I grew up in home that was always filled with music. My father, an artist, would work on illustrations in the basement while listening to classical music on WQXR. My brothers would be listening to Jethro Tull in their room, and my mother would have Cole Porter playing in the dining room. As a result, I listen to music all day long, and pride myself on my ability to multi-task without finding the sound of music (my apologies to the Von Trapps) a distraction. I’ve actually sat in my living room, watching a basketball game while the Metropolitan Opera’s live broadcast plays in the background. The Tar Heels hit another 3-pointer, and Angela Gheorghiu just finished the Vissi d’Arte from Tosca.
My day job, or the one my husband refers to as “the grown-up job” often requires me to write. While the writing is primarily geared toward fundraising and doesn’t necessarily require excitement and intrigue, the fact remains that the letters don’t write themselves. If there is such a thing as a fundraising muse, it has not been frightened away by Beethoven. The notes pour out of the radio, and I tap merrily away on my keyboard composing lovely fundraising prose.

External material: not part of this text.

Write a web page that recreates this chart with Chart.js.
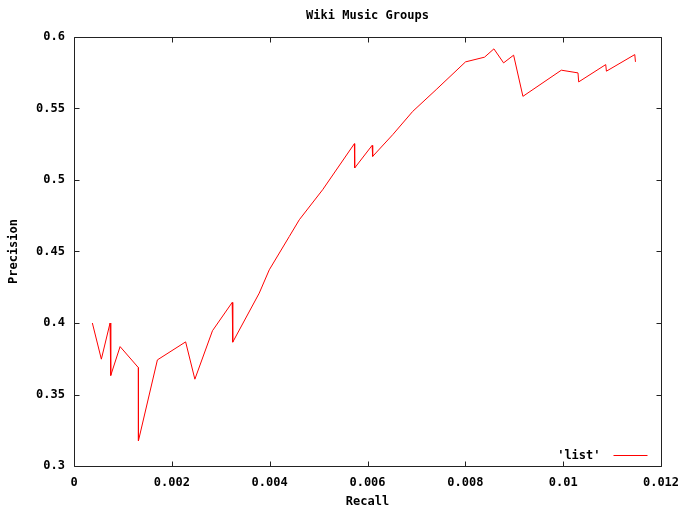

Creative writing however, is another story entirely. I cannot listen to music and produce fiction simultaneously. Recently, I needed to do some editing on a project and was unable to summon even the slightest bit of enthusiasm for the task at hand. I needed to write some background material for a character, and in desperation, decided to see if the chore could be dealt with while listening to something other than the sound of the keys on the keyboard. I made the mistake of diving right into the contemporary stuff and popped in a Rolling Stones CD. It was difficult to concentrate with Mick Jagger for company, but I was determined to give it a good try, so I struggled on.
After about 20 minutes of stray thoughts, I managed to type the following “Having grown up in New York, his family connections enabled him to see the girls go by dressed in their summer clothes . . .” Well, it almost worked, but not quite. Ok I thought to myself, contemporary music isn’t going to work. In fact, anything with lyrics would be out of the question. I turned instead to something classical, hoping that it might do the trick. I browsed through my collection of CD’s and settled on Mussorgsky’s “Pictures at an Exhibition.” This is a massive piece of music that contains a lot of color and strength as well as vulnerability. I’ve always found it to be a great motivator – at least when faced with a room in need of vacuuming or a sink full of dishes. Excitedly, I sat in front of the computer and listened to every note, waiting for the words to flow. Imagine my disappointment when they not only failed to flow, they didn’t even manage a trickle. This proved to be just as well, as I needed to put the writing (or lack of) on hold while I left to pick up one of my kids.
I got into the car, slid a Police CD into the disc drive, and bingo, there it was. I arrived home happy, peppy and ready to write. I sat down, turned off the speakers on the computer, and within 28 minutes managed to flesh out a well respected, beautifully imbalanced psychopath. Music is an inspiration, but like everything else in life, it needs a proper time and place.
Do you write with music? Or is it a distraction?